Документ исходил из того, что такие положения «14 пунктов», как «свобода морей» и «снятие таможенных барьеров», слишком общие и нуждаются в конкретизации. Принципы «общественного права» общие и без комментариев. Ощущалось несогласие с Вильсоном и по территориальным вопросам. Вильсон ничего не говорил о будущей конституции Германии. Франция намеревалась поощрить федералистские тенденции и открытый сепаратизм. Францию не интересовали внутренние германские дела, но она считала сверхцентрализованный рейх Бисмарка аберрацией германской истории. Французский план уделял большое внимание государственным новообразованиям в Европе — Польше, Чехословакии, Югославии.
Россию французский план видел
Клемансо знал, что основные союзники будут оспаривать положения французского плана. Он знал об огромной усталости страны, о ее экономической слабости. Договоры с союзниками следовало заключить на гребне военной победы; чем дальше, тем сложнее это будет сделать. Клемансо стремился всячески подчеркнуть дружественность и боевое товарищество западных союзников; все средства французской обходительности должны были быть задействованы в этот роковой час. Полковник Хауз сообщает в Белый дом об определенном обещании Клемансо «не делать ничего без согласования с нами»[381].
АМЕРИКА
В то же время только разворачивающая свою военную мощь Америка обладала уже колоссальной экономической мощью. Американцы не испытывали геополитической паранойи. Защищенные двумя океанами и слабыми соседями, они, ведомые президентом Вильсоном, питали максимально глобальные цели, главная из которых предполагала создание мировой организации с жесткими правилами.
Совещания союзников в Версале, предшествующие подписанию перемирия, завершились 5 ноября 1918 г. — в тот самый день, когда американцы пошли на избирательные участки, на промежуточные выборы. Внешняя политика никогда не играла особенной роли в системе американских выборов, но не в этот раз. Выборы на последней неделе мировой войны, с полутора миллионами американцев, так или иначе затронутых войной, должны были либо укрепить, либо ослабить позиции президента Вудро Вильсона.
Выступая перед страной накануне (25 октября 1918 г.), президент Вильсон сделал ошибку. Вместо того чтобы призвать избирателей голосовать за тех — независимо от партийной принадлежности, — кто поддерживает его военные цели, президент прямолинейно и несколько грубо призвал голосовать за свою, демократическую партию. Он как бы указывал, что «демократы — большие патриоты, чем республиканцы»[382]. Это вызвало ненужное раздражение, которое повлияло на результат.
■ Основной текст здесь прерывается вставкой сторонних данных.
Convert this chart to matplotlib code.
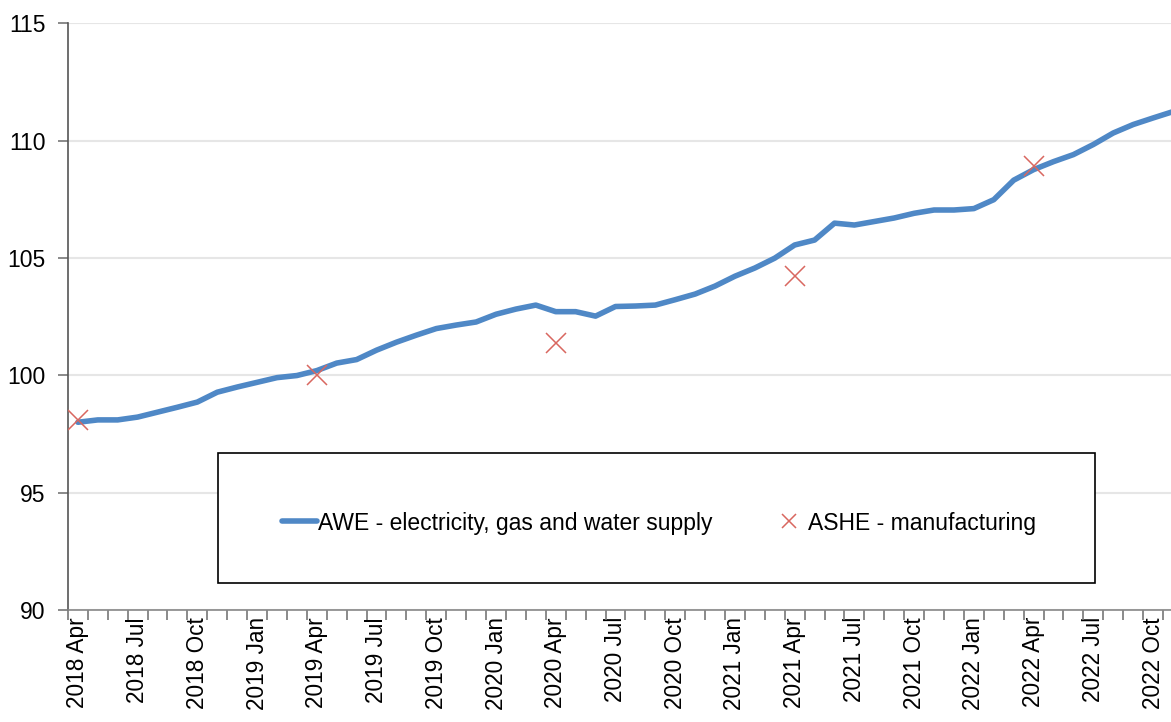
import matplotlib
matplotlib.use('Agg')
import numpy as np
import matplotlib.pyplot as plt
from matplotlib.patches import Rectangle

plt.rcParams['font.family'] = ['Liberation Sans', 'DejaVu Sans']

# monthly categories, 2018 Apr .. 2022 Nov
years = [2018] * 9 + [2019] * 12 + [2020] * 12 + [2021] * 12 + [2022] * 11
month_names = ['Jan', 'Feb', 'Mar', 'Apr', 'May', 'Jun',
               'Jul', 'Aug', 'Sep', 'Oct', 'Nov', 'Dec']
months = month_names[3:] + month_names * 3 + month_names[:11]
labels = ['%d %s' % (y, m) for y, m in zip(years, months)]

awe = [98.0, 98.1, 98.1, 98.22, 98.43, 98.64, 98.86, 99.28, 99.5, 99.7,
       99.9, 99.99, 100.2, 100.52, 100.67, 101.07, 101.41, 101.71, 101.99, 102.14,
       102.27, 102.6, 102.82, 102.99, 102.71, 102.71, 102.52, 102.93, 102.95, 102.99,
       103.22, 103.46, 103.8, 104.22, 104.57, 104.99, 105.55, 105.76, 106.48, 106.4,
       106.55, 106.7, 106.9, 107.04, 107.04, 107.1, 107.48, 108.31, 108.76, 109.1,
       109.4, 109.83, 110.32, 110.68, 110.96, 111.23]

ashe_idx = [0, 12, 24, 36, 48]
ashe = [98.1, 100.02, 101.38, 104.25, 108.92]

fig = plt.figure(figsize=(11.71, 7.22), dpi=100)
ax = fig.add_axes([0.058, 0.155, 0.942, 0.813])

x = np.arange(len(awe))
ax.plot(x, awe, color='#4f88c6', lw=4, solid_capstyle='round',
        label='AWE - electricity, gas and water supply', zorder=3)
ax.plot(ashe_idx, ashe, ls='none', marker='x', ms=14, mew=1.1,
        color='#d9675f', label='ASHE - manufacturing', zorder=4)

ax.set_ylim(90, 115)
ax.set_yticks([90, 95, 100, 105, 110, 115])
ax.set_xlim(-0.5, 54.9)

tick_pos = x[::3]
ax.set_xticks(tick_pos)
ax.set_xticklabels([labels[i] for i in tick_pos], rotation=90, va='top', ha='center')
ax.set_xticks(np.arange(len(awe)) - 0.5, minor=True)
ax.tick_params(axis='x', which='major', length=0, pad=5, labelsize=16.3)
ax.tick_params(axis='x', which='minor', length=7, width=1.2, color='#777777')
ax.tick_params(axis='y', length=7, width=1.2, color='#777777', labelsize=16.5, pad=9)

ax.grid(axis='y', color='#e6e6e6', lw=1.5)
ax.set_axisbelow(True)
for s in ['top', 'right']:
    ax.spines[s].set_visible(False)
ax.spines['left'].set_color('#555555')
ax.spines['bottom'].set_color('#888888')
ax.spines['left'].set_linewidth(1.2)
ax.spines['bottom'].set_linewidth(1.2)

# legend box
fig.patches.append(Rectangle((0.186, 0.1925), 0.749, 0.18, transform=fig.transFigure,
                             fill=True, facecolor='white', edgecolor='black', lw=1.2,
                             zorder=5))
leg = fig.legend(loc='center', bbox_to_anchor=(0.5628, 0.2756), ncol=2, frameon=False,
                 fontsize=16.5, handlelength=1.5, handletextpad=0.05, columnspacing=2.6)
leg.set_zorder(6)
leg.legend_handles[1].set_markersize(10)

fig.savefig('out.png', dpi=100)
Президенту, стремившемуся оставить яркий след в истории, было о чем подумать. В 1912 г. он вошел в Белый дом благодаря расколу республиканцев. В 1916 г. он повторил свой успех под лозунгом «Он удержал нас от войны». И вот теперь, в решающий момент (когда Вильсон приравнял текущий конфликт к «битве Афин против Спарты») эти выборы отнюдь не укрепили позиций Вильсона. Демократы проиграли, а республиканская партия получила большинство в обеих палатах конгресса. Его партия оказалась в меньшинстве, а сам он — политически ослабленным. Теперь главные комитеты конгресса должны были возглавить политики противостоящего президенту политического полюса. Президент оказался ослабленным в период, когда ему более всего нужна была внутренняя поддержка.
Четыре конгрессмена-республиканца уже напомнили публике, что «роль сената в подписании мирного договора равна прерогативам президента». Экс-президент Теодор Рузвельт призвал «выработать мир под гром пушек, а не стрекотание пишущих машинок». Почему президент объявляет Америку «ассоциированным членом союза», почему он не назовет страну просто союзником Франции и Британии, ведь тем самым он играет на руку только Германии, надеющейся на раскол в среде союзников?
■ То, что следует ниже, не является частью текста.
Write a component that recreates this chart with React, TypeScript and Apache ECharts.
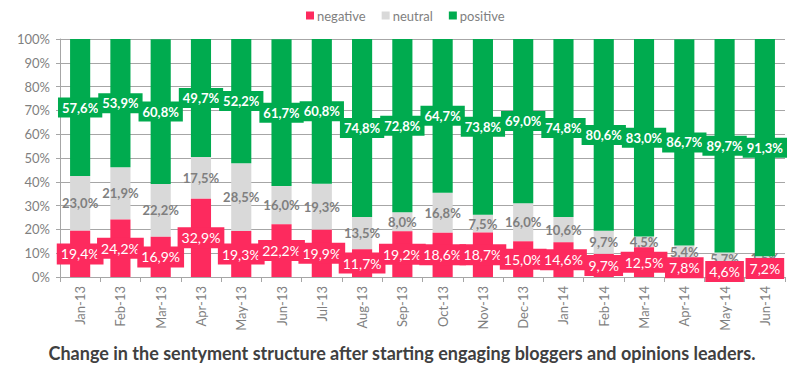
import React, { useEffect, useRef } from "react";
import * as echarts from "echarts";

const categories = ["Jan-13","Feb-13","Mar-13","Apr-13","May-13","Jun-13","Jul-13","Aug-13","Sep-13","Oct-13","Nov-13","Dec-13","Jan-14","Feb-14","Mar-14","Apr-14","May-14","Jun-14"];
const negative = [19.4,24.2,16.9,32.9,19.3,22.2,19.9,11.7,19.2,18.6,18.7,15.0,14.6,9.7,12.5,7.8,4.6,7.2];
const neutral = [23.0,21.9,22.2,17.5,28.5,16.0,19.3,13.5,8.0,16.8,7.5,16.0,10.6,9.7,4.5,5.4,5.7,1.5];
const positive = [57.6,53.9,60.8,49.7,52.2,61.7,60.8,74.8,72.8,64.7,73.8,69.0,74.8,80.6,83.0,86.7,89.7,91.3];
const titleText = "Change in the sentyment structure after starting engaging bloggers and opinions leaders.";

const RED = "#fd2a5e";
const GRAY = "#d9d9d9";
const GREEN = "#00ab4f";
const FONT = "Lato";

const fmt = (p: any) => p.value.toFixed(1).replace(".", ",") + "%";

export default function App() {
  const ref = useRef<HTMLDivElement>(null);
  useEffect(() => {
    const chart = echarts.init(ref.current!, null, { renderer: "svg" });
    chart.setOption({
      animation: false,
      textStyle: { fontFamily: FONT },
      title: {
        text: titleText,
        left: "center",
        top: 339,
        textStyle: { fontFamily: FONT, fontSize: 18, fontWeight: "bold", color: "#404040" },
      },
      legend: {
        top: 4,
        left: 301,
        itemWidth: 8,
        itemHeight: 8,
        itemGap: 16,
        icon: "rect",
        textStyle: { fontFamily: FONT, fontSize: 13, color: "#7f7f7f", padding: [0, 0, 0, -2] },
        data: ["negative", "neutral", "positive"],
      },
      grid: { left: 60, right: 19, top: 39, bottom: 96 },
      xAxis: {
        type: "category",
        data: categories,
        axisLine: { lineStyle: { color: "#a6a6a6" } },
        axisTick: { show: true, length: 5, lineStyle: { color: "#a6a6a6" } },
        axisLabel: { rotate: 90, fontSize: 13, color: "#7f7f7f", margin: 9, fontFamily: FONT },
      },
      yAxis: {
        type: "value",
        min: 0,
        max: 100,
        interval: 10,
        axisLine: { show: true, lineStyle: { color: "#a6a6a6" } },
        axisTick: { show: true, length: 4, lineStyle: { color: "#a6a6a6" } },
        splitLine: { lineStyle: { color: "#a6a6a6" } },
        axisLabel: { formatter: "{value}%", fontSize: 13, color: "#7f7f7f", margin: 10, fontFamily: FONT },
      },
      series: [
        {
          name: "negative",
          type: "bar",
          stack: "s",
          barWidth: "50%",
          z: 4,
          itemStyle: { color: RED },
          data: negative,
          label: {
            show: true,
            position: "inside",
            formatter: fmt,
            color: "#ffffff",
            fontSize: 14,
            fontFamily: FONT,
            backgroundColor: RED,
            padding: [4, 4, 3, 4],
          },
        },
        {
          name: "neutral",
          type: "bar",
          stack: "s",
          barWidth: "50%",
          z: 2,
          itemStyle: { color: GRAY },
          data: neutral,
          label: {
            show: true,
            position: "inside",
            formatter: fmt,
            color: "#7f7f7f",
            fontSize: 13,
            fontWeight: "bold",
            fontFamily: FONT,
          },
        },
        {
          name: "positive",
          type: "bar",
          stack: "s",
          barWidth: "50%",
          z: 4,
          itemStyle: { color: GREEN },
          data: positive,
          label: {
            show: true,
            position: "inside",
            formatter: fmt,
            color: "#ffffff",
            fontSize: 13,
            fontWeight: "bold",
            fontFamily: FONT,
            backgroundColor: GREEN,
            padding: [4, 4, 3, 4],
          },
        },
      ],
    });
    return () => chart.dispose();
  }, []);
  return (
    <div
      ref={ref}
      style={{ position: "fixed", left: 0, top: 0, width: 804, height: 373, background: "#fff" }}
    />
  );
}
И в то время, когда на улицах американских городов публика ликовала по поводу стремительно завершающейся войны, в Белом доме царила мрачная обстановка. Мемуаристы, говоря о президенте, употребляют слова «разочарованный», «депрессивный», «бесконечно расстроенный». Вудро Вильсон пишет 8 ноября: «Мы все глубоко расстроены новостями последних дней»[383]. Президент проводил долгие часы в Белом доме в одиночестве. Очевидцы отмечали своего рода «обиду» президента на свой народ, который «не внял». И все же: «Упрямство шотландца-ирландца во мне стало еще агрессивнее»[384].